What you'll find in this section

The Baby section is designed to support the transition from pregnancy into life with a newborn and through the first year. It brings together calm, practical guidance for the questions that tend to arrive in real family life, often late at night and often before anyone has had enough sleep.

Here you will find information about newborn development, feeding, sleep, milestones, growth, baby health, routines, emotional wellbeing, activities and everyday parenting decisions. The aim is not to give you more pressure. It is to offer clear, evidence-informed guidance that helps you understand what may be normal, what may need support and what can wait.

As this section grows, the baby calendar will guide you through the first weeks and months in a gentle, age-appropriate way, beginning with the newborn stage. You can also use the baby age calculator to check your baby's exact age in days, weeks and months.

A gentle reminder

There is no single correct way to experience early parenthood. Some families find a rhythm quickly. Others need more time, more help or more rest than they expected. Most move between both.

Your baby does not need perfect routines, constant enrichment or a parent who never feels unsure. They need safe sleep, regular feeding, medical care when needed, loving touch and adults who respond as best they can.

Safety, love, responsiveness and connection are the foundation. The rest can be learned slowly.
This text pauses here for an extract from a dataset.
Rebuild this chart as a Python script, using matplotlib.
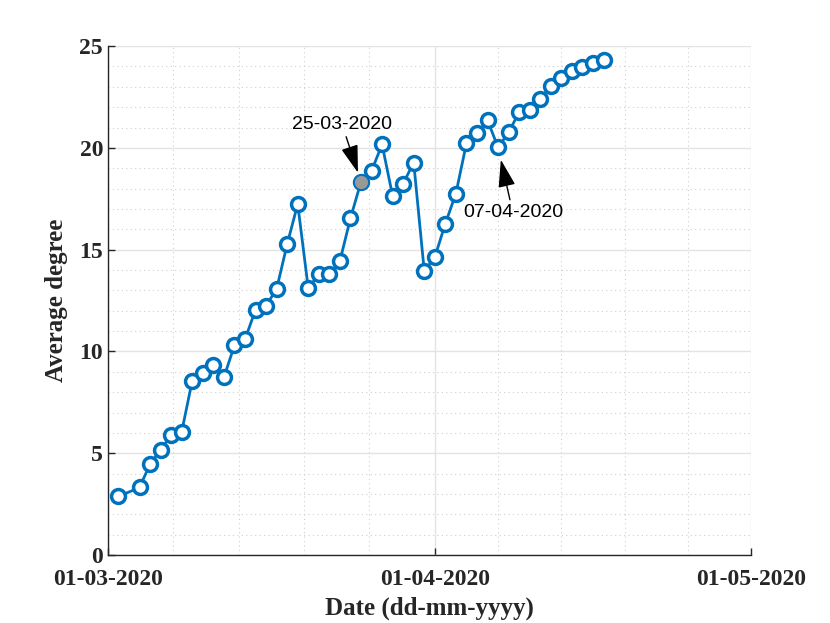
import numpy as np
import matplotlib
matplotlib.use('Agg')
import matplotlib.pyplot as plt
import matplotlib.dates as mdates
from datetime import date, timedelta

# Daily average degree (no value for 03-03-2020)
dates = [date(2020, 3, 2)] + [date(2020, 3, 4) + timedelta(days=i) for i in range(45)]
avg_degree = [
    2.88, 3.32, 4.47, 5.17, 5.89, 6.06, 8.57, 8.96, 9.34, 8.73,
    10.30, 10.60, 12.04, 12.25, 13.07, 15.27, 17.24, 13.10, 13.80, 13.80,
    14.44, 16.54, 18.33, 18.87, 20.17, 17.64, 18.25, 19.28, 13.95, 14.63,
    16.28, 17.76, 20.22, 20.71, 21.36, 20.02, 20.76, 21.76, 21.88, 22.42,
    23.04, 23.41, 23.78, 23.97, 24.17, 24.34,
]
highlight = date(2020, 3, 25)
note_dip = date(2020, 4, 7)
month_starts = [date(2020, 3, 1), date(2020, 4, 1), date(2020, 5, 1)]

blue = '#0072BD'
serif = 'Liberation Serif'

fig = plt.figure(figsize=(8.3, 6.23), dpi=100)
ax = fig.add_axes([0.130, 0.109, 0.775, 0.817])

x = mdates.date2num(dates)
ax.plot(x, avg_degree, '-o', color=blue, lw=2, ms=10, mew=2.5,
        mfc='white', mec=blue, zorder=3)

hi = dates.index(highlight)
ax.plot(x[hi], avg_degree[hi], 'o', ms=10.5, mew=1, mfc='#999999',
        mec=blue, zorder=4)

# annotations
arrow = dict(arrowstyle='-|>,head_length=0.9,head_width=0.28',
             color='black', lw=1, shrinkA=1, mutation_scale=19)
ax.annotate('25-03-2020', xy=(x[hi], avg_degree[hi]),
            xytext=(mdates.date2num(date(2020, 3, 23)) + 0.2, 20.75),
            ha='center', va='bottom', fontsize=14, family='Liberation Sans',
            arrowprops=dict(arrow, shrinkB=7))
dp = dates.index(note_dip)
ax.annotate('07-04-2020', xy=(x[dp], avg_degree[dp]),
            xytext=(mdates.date2num(date(2020, 4, 8)) + 0.4, 17.25),
            ha='center', va='top', fontsize=14, family='Liberation Sans',
            arrowprops=dict(arrow, shrinkB=9))

# axes
ms_num = mdates.date2num(month_starts)
ax.set_xlim(ms_num[0], ms_num[-1])
ax.set_ylim(0, 25)
ax.set_xticks(ms_num)
ax.set_xticklabels([d.strftime('%d-%m-%Y') for d in month_starts])
minor_x = []
for a, b in zip(ms_num[:-1], ms_num[1:]):
    minor_x += list(np.linspace(a, b, 6)[1:-1])
ax.set_xticks(minor_x, minor=True)
ax.set_yticks(np.arange(0, 26, 5))
ax.set_yticks(np.arange(0, 26, 1), minor=True)

ax.grid(which='major', color='#e3e3e3', lw=1, ls='-')
ax.grid(which='minor', color='#cfcfcf', lw=0.8, ls=(0, (1, 3)))
ax.set_axisbelow(True)

for s in ['top', 'right']:
    ax.spines[s].set_visible(False)
for s in ['left', 'bottom']:
    ax.spines[s].set_color('#262626')
    ax.spines[s].set_linewidth(1)

ax.tick_params(which='major', direction='in', length=5, width=1, color='#262626')
ax.tick_params(which='minor', length=0)
for lab in ax.get_xticklabels() + ax.get_yticklabels():
    lab.set_fontfamily(serif)
    lab.set_fontweight('bold')
    lab.set_fontsize(17)
    lab.set_color('#262626')
ax.tick_params(axis='x', pad=10)

ax.set_xlabel('Date (dd-mm-yyyy)', fontsize=18, family=serif,
              fontweight='bold', color='#262626', labelpad=5)
ax.set_ylabel('Average degree', fontsize=18, family=serif,
              fontweight='bold', color='#262626', labelpad=8)

fig.savefig('out.png', dpi=100)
Frequently asked questions about the baby stage

What is normal in the first weeks with a newborn?

Frequent feeding, short sleep stretches, contact naps, crying, startle reflexes and wanting to be held are all common in the early weeks. Newborns are adjusting to life outside the womb, and parents are adjusting too.
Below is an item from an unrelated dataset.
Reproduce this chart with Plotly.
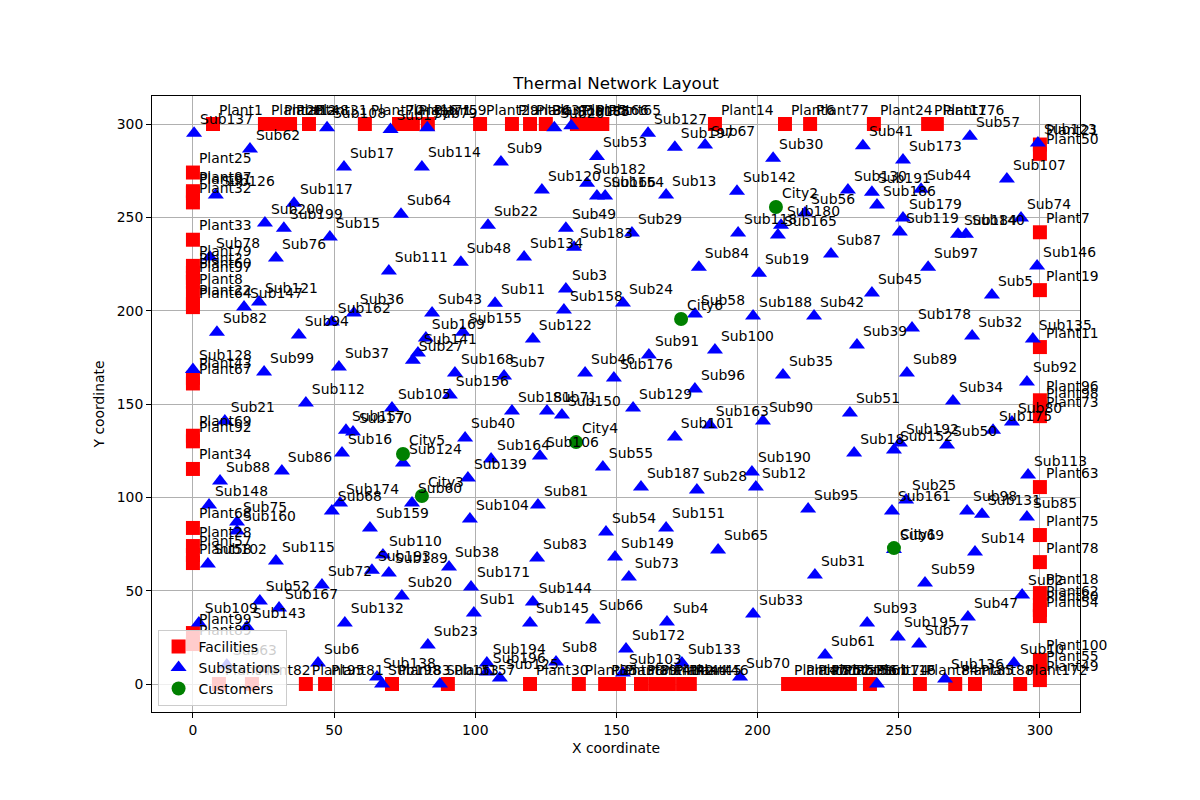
import plotly.graph_objects as go

# ---------------- data ----------------
fac_names = [
    # top row (y=300)
    "Plant1", "Plant26", "Plant12", "Plant48", "Plant31", "Plant70", "Plant16", "Plant71",
    "Plant59", "Plant29", "Plant36", "Plant37", "Plant10", "Plant5", "Plant66", "Plant65",
    "Plant14", "Plant6", "Plant77", "Plant24", "Plant17", "Plant176",
    # bottom row (y=0)
    "Plant40", "Plant82", "Plant95", "Plant81", "Plant83", "Plant157", "Plant30", "Plant35",
    "Plant38", "Plant39", "Plant41", "Plant42", "Plant44", "Plant45", "Plant46", "Plant47",
    "Plant51", "Plant52", "Plant53", "Plant56", "Plant61", "Plant74", "Plant84", "Plant85",
    "Plant88", "Plant172",
    # left column (x=0)
    "Plant25", "Plant87", "Plant91", "Plant32", "Plant33", "Plant79", "Plant2", "Plant60",
    "Plant97", "Plant8", "Plant22", "Plant64", "Plant43", "Plant67", "Plant69", "Plant92",
    "Plant34", "Plant68", "Plant28", "Plant57", "Plant58", "Plant99", "Plant89",
    # right column (x=300)
    "Plant21", "Plant50", "Plant7", "Plant19", "Plant11", "Plant96", "Plant98", "Plant73",
    "Plant63", "Plant75", "Plant78", "Plant18", "Plant62", "Plant80", "Plant54", "Plant100",
    "Plant55", "Plant49",
]
fac_x = [
    7.1, 25.5, 30.1, 34.4, 41.1, 60.9, 73, 77.9,
    83.2, 101.7, 113, 119.4, 125, 136, 140.6, 145,
    184.9, 209.7, 218.6, 241.2, 260.4, 263.5,
    9.2, 20.9, 40, 46.8, 70.5, 90.3, 119.4, 136.7,
    146, 150.9, 158.7, 163.7, 168.6, 173.6, 176, 210.8,
    215, 219.3, 223.9, 228.5, 232.7, 239.8, 257.5, 270,
    277, 293,
    0, 0, 0, 0, 0, 0, 0, 0,
    0, 0, 0, 0, 0, 0, 0, 0,
    0, 0, 0, 0, 0, 0, 0,
    300, 300, 300, 300, 300, 300, 300, 300,
    300, 300, 300, 300, 300, 300, 300, 300,
    300, 300,
]
fac_y = [
    300, 300, 300, 300, 300, 300, 300, 300,
    300, 300, 300, 300, 300, 300, 300, 300,
    300, 300, 300, 300, 300, 300,
    0, 0, 0, 0, 0, 0, 0, 0,
    0, 0, 0, 0, 0, 0, 0, 0,
    0, 0, 0, 0, 0, 0, 0, 0,
    0, 0,
    274, 264, 263, 258, 238, 224, 220.3, 217.6,
    215.5, 209.4, 203.5, 201.9, 164, 161, 133, 130,
    115.2, 83.6, 73.9, 69.1, 64.8, 27.3, 21.4,
    289, 284, 242, 211, 180.5, 152, 148, 143.5,
    105.5, 79.8, 65.3, 48.7, 42.3, 39.6, 36.4, 12.9,
    7.5, 2.1,
]

sub_names = [
    "Sub137", "Sub108", "Sub177", "Sub79", "Sub26", "Sub185", "Sub62", "Sub127",
    "Sub53", "Sub197", "Sub67", "Sub30", "Sub41", "Sub57", "Sub173", "Sub123",
    "Sub107", "Sub17", "Sub114", "Sub9", "Sub120", "Sub182", "Sub166", "Sub154",
    "Sub126", "Sub117", "Sub200", "Sub199", "Sub15", "Sub78", "Sub76", "Sub64",
    "Sub22", "Sub49", "Sub183", "Sub134", "Sub48", "Sub111", "Sub3", "Sub13",
    "Sub142", "Sub29", "Sub118", "Sub84", "Sub180", "Sub165", "Sub56", "Sub130",
    "Sub191", "Sub186", "Sub44", "Sub179", "Sub119", "Sub87", "Sub184", "Sub140",
    "Sub74", "Sub97", "Sub146", "Sub5", "Sub45", "Sub19", "Sub58", "Sub24",
    "Sub188", "Sub42", "Sub11", "Sub158", "Sub43", "Sub155", "Sub169", "Sub141",
    "Sub27", "Sub122", "Sub168", "Sub7", "Sub156", "Sub105", "Sub46", "Sub176",
    "Sub181", "Sub71", "Sub150", "Sub40", "Sub164", "Sub106", "Sub139", "Sub124",
    "Sub55", "Sub60", "Sub91", "Sub100", "Sub35", "Sub96", "Sub129", "Sub163",
    "Sub90", "Sub101", "Sub190", "Sub12", "Sub187", "Sub28", "Sub95", "Sub121",
    "Sub147", "Sub82", "Sub94", "Sub162", "Sub36", "Sub128", "Sub99", "Sub37",
    "Sub112", "Sub21", "Sub157", "Sub170", "Sub16", "Sub88", "Sub86", "Sub148",
    "Sub68", "Sub174", "Sub75", "Sub160", "Sub102", "Sub115", "Sub72", "Sub52",
    "Sub167", "Sub132", "Sub109", "Sub143", "Sub63", "Sub6", "Sub138", "Sub198",
    "Sub159", "Sub104", "Sub81", "Sub110", "Sub193", "Sub189", "Sub38", "Sub20",
    "Sub171", "Sub1", "Sub144", "Sub145", "Sub66", "Sub83", "Sub54", "Sub149",
    "Sub23", "Sub194", "Sub196", "Sub125", "Sub153", "Sub8", "Sub151", "Sub73",
    "Sub65", "Sub4", "Sub33", "Sub172", "Sub103", "Sub133", "Sub70", "Sub25",
    "Sub161", "Sub98", "Sub131", "Sub85", "Sub14", "Sub69", "Sub59", "Sub31",
    "Sub2", "Sub47", "Sub93", "Sub195", "Sub77", "Sub61", "Sub136", "Sub10",
    "Sub116", "Sub135", "Sub32", "Sub178", "Sub39", "Sub89", "Sub92", "Sub34",
    "Sub80", "Sub175", "Sub50", "Sub51", "Sub18", "Sub192", "Sub152", "Sub113",
]
sub_x = [
    0.4, 47.5, 70, 83, 128, 134, 20.2, 161.2,
    143.1, 170.7, 181.4, 205.5, 237.3, 275.2, 251.5, 299.3,
    288.3, 53.5, 81.1, 109.1, 123.6, 139.6, 143.1, 146,
    8.1, 35.8, 25.5, 32.2, 48.5, 6, 29.4, 73.7,
    104.5, 132.1, 135, 117.3, 94.9, 69.4, 132.1, 167.6,
    192.7, 155.5, 193.1, 179.2, 208.3, 207.2, 216.8, 232,
    240.5, 242.3, 257.9, 251.5, 250.4, 226, 271, 273.8,
    293.3, 260.4, 299, 283, 240.5, 200.5, 177.8, 152.3,
    198.4, 220, 107, 131.4, 84.7, 95.6, 82.5, 79.7,
    77.9, 120.4, 92.8, 110.2, 91, 70.5, 138.9, 149.1,
    113, 125.4, 130.7, 96.4, 105.6, 122.9, 97.4, 74.4,
    145.2, 77.6, 161.5, 184.9, 209, 177.8, 155.9, 183.1,
    201.9, 170.7, 198, 199.4, 158.7, 178.5, 217.9, 23.4,
    18.1, 8.5, 37.5, 49.2, 57, 0, 25.2, 51.7,
    40, 11.3, 54.2, 56.7, 52.8, 9.6, 31.5, 5.7,
    49.2, 52.1, 15.6, 15.6, 5.3, 29.4, 45.7, 23.7,
    30.5, 53.8, 2.1, 19.1, 12, 44.3, 65.2, 67,
    62.7, 98.1, 122.2, 67.3, 63.4, 69.4, 90.7, 74,
    98.5, 99.5, 120.4, 119.4, 141.7, 121.9, 146.3, 149.5,
    83.2, 104.1, 104.1, 108.7, 87.5, 128.6, 167.6, 154.4,
    186, 167.9, 198.4, 153.4, 152.3, 173.2, 193.8, 252.6,
    247.6, 274.2, 279.5, 295.4, 277, 248.3, 259.3, 220.3,
    293.7, 274.5, 238.8, 249.7, 257.2, 223.9, 266.4, 290.8,
    242.3, 297.5, 276, 254.7, 235.2, 252.9, 295.4, 269.2,
    290.1, 283.4, 267.1, 232.7, 234.2, 250.4, 248.3, 295.8,
]
sub_y = [
    295, 298, 297, 298, 298, 299, 286.6, 295,
    282.6, 287.6, 288.7, 281.7, 288.3, 293.5, 280.7, 289.8,
    270.5, 276.9, 277, 279.6, 264.6, 268.3, 261.4, 261.4,
    261.9, 257.6, 246.9, 244.2, 239.4, 228.7, 228.2, 251.7,
    245.8, 244.2, 234, 228.7, 226, 221.2, 211.6, 261.9,
    264, 241.6, 241.6, 223.3, 245.8, 240.5, 252.3, 264.6,
    263.5, 256.6, 265, 249.6, 242.1, 230.3, 241, 241,
    249.6, 223.3, 223.9, 208.4, 209.4, 220.1, 198.2, 204.1,
    197.1, 197.1, 204, 200.3, 198.7, 188.5, 185.3, 177.3,
    173.5, 184.8, 166.6, 165, 154.8, 147.8, 166.6, 163.9,
    146.2, 146.2, 144.1, 131.8, 120.5, 122.1, 110.3, 118.4,
    116.2, 97, 176.2, 178.9, 165.5, 158, 147.8, 138.7,
    140.9, 132.3, 113.6, 105.5, 105.5, 103.9, 93.7, 204.6,
    201.9, 188.5, 186.9, 193.9, 198.7, 168.5, 167.1, 169.8,
    150.5, 140.9, 136, 135, 123.7, 108.7, 114.1, 95.9,
    92.7, 96.9, 86.8, 82, 64.3, 65.9, 53, 44.5,
    40.7, 32.7, 32.7, 30.5, 10.2, 11.2, 3.7, 0,
    83.6, 88.4, 95.9, 69.1, 61, 59.5, 62.7, 47.1,
    52, 38, 43.9, 32.7, 34.3, 67.5, 81.4, 68,
    20.9, 11.2, 6.4, 3.2, 0, 11.8, 83.6, 57.3,
    71.8, 33.2, 37.5, 18.7, 5.9, 11.2, 3.7, 98.6,
    92.7, 92.7, 91, 89.4, 70.7, 72, 54.1, 58.4,
    47.7, 35.9, 32.7, 25.2, 21.4, 15.5, 2.7, 11.2,
    0, 184.8, 186.4, 190.7, 181.6, 166.6, 161.8, 151.6,
    140.3, 136, 128, 145.2, 123.7, 129.1, 125.3, 111.9,
]

cust_names = ["City2", "City6", "City4", "City5", "City3", "City1"]
cust_x = [206.5, 172.9, 135.7, 74.4, 81.1, 248.3]
cust_y = [255.5, 195.5, 129.6, 123.2, 100.7, 72.8]

x_ticks = [0, 50, 100, 150, 200, 250, 300]
y_ticks = [0, 50, 100, 150, 200, 250, 300]

# ---------------- figure ----------------
FONT = "DejaVu Sans, Liberation Sans, sans-serif"
fig = go.Figure()

fig.add_trace(go.Scatter(x=fac_x, y=fac_y, mode="markers", name="Facilities",
                         marker=dict(symbol="square", size=14, color="#ff0000",
                                     line=dict(width=0))))
fig.add_trace(go.Scatter(x=sub_x, y=sub_y, mode="markers", name="Substations",
                         marker=dict(symbol="triangle-up", size=14, color="#0000ff",
                                     line=dict(width=0))))
fig.add_trace(go.Scatter(x=cust_x, y=cust_y, mode="markers", name="Customers",
                         marker=dict(symbol="circle", size=14, color="#008000",
                                     line=dict(width=0))))

# point labels (drawn above all markers, below the legend)
for names, xs, ys in ((fac_names, fac_x, fac_y), (sub_names, sub_x, sub_y),
                      (cust_names, cust_x, cust_y)):
    fig.add_trace(go.Scatter(x=xs, y=ys, text=names, mode="markers+text",
                             textposition="top right", showlegend=False,
                             hoverinfo="skip", cliponaxis=False,
                             marker=dict(size=8, color="rgba(0,0,0,0)"),
                             textfont=dict(family=FONT, size=13.9, color="black")))

axis_common = dict(showgrid=True, gridcolor="#b0b0b0", gridwidth=1, zeroline=False,
                   showline=True, linecolor="black", linewidth=1, mirror=True,
                   ticks="outside", ticklen=5, tickwidth=1, tickcolor="black",
                   tickfont=dict(family=FONT, size=13.9, color="black"))

fig.update_layout(
    width=1200, height=800,
    margin=dict(l=152, r=120, t=96, b=88),
    paper_bgcolor="white", plot_bgcolor="white",
    font=dict(family=FONT, size=13.9, color="black"),
    title=dict(text="Thermal Network Layout", x=0.5, xref="paper",
               y=1 - 83 / 800, yref="container", yanchor="middle",
               font=dict(family=FONT, size=16.7, color="black")),
    xaxis=dict(range=[-14.5, 314.2], tickvals=x_ticks,
               title=dict(text="X coordinate", standoff=6,
                          font=dict(family=FONT, size=13.9)), **axis_common),
    yaxis=dict(range=[-15, 315], tickvals=y_ticks,
               title=dict(text="Y coordinate", standoff=8,
                          font=dict(family=FONT, size=13.9)), **axis_common),
    legend=dict(x=0.006, y=0.01, xanchor="left", yanchor="bottom",
                bgcolor="rgba(255,255,255,0.8)", bordercolor="#cccccc", borderwidth=1,
                font=dict(family=FONT, size=13.9, color="black"),
                itemsizing="trace", tracegroupgap=0),
    showlegend=True,
)

fig.write_html("out.html")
When should I start tracking baby milestones?

You can notice development from birth, but formal milestone checklists usually begin around 2 months. Milestones are guides, not deadlines. If your baby was premature or has health concerns, your clinician may use adjusted age.

How can I support my baby's development at home?

Simple everyday care supports development: feeding responsively, talking, singing, making eye contact, offering supervised tummy time, holding your baby skin-to-skin and responding calmly to their cues.

Do babies need a strict routine in the first months?

Most newborns are not ready for a strict routine. Gentle patterns around feeding, daylight, sleep cues and calm night care can help, but flexibility is normal and often necessary in the early months.

When should I ask a doctor or health visitor for advice?

Ask for medical advice if your baby has a fever, breathing difficulty, poor feeding, markedly fewer wet nappies, persistent vomiting, unusual limpness, extreme sleepiness or if your instincts tell you something is not right.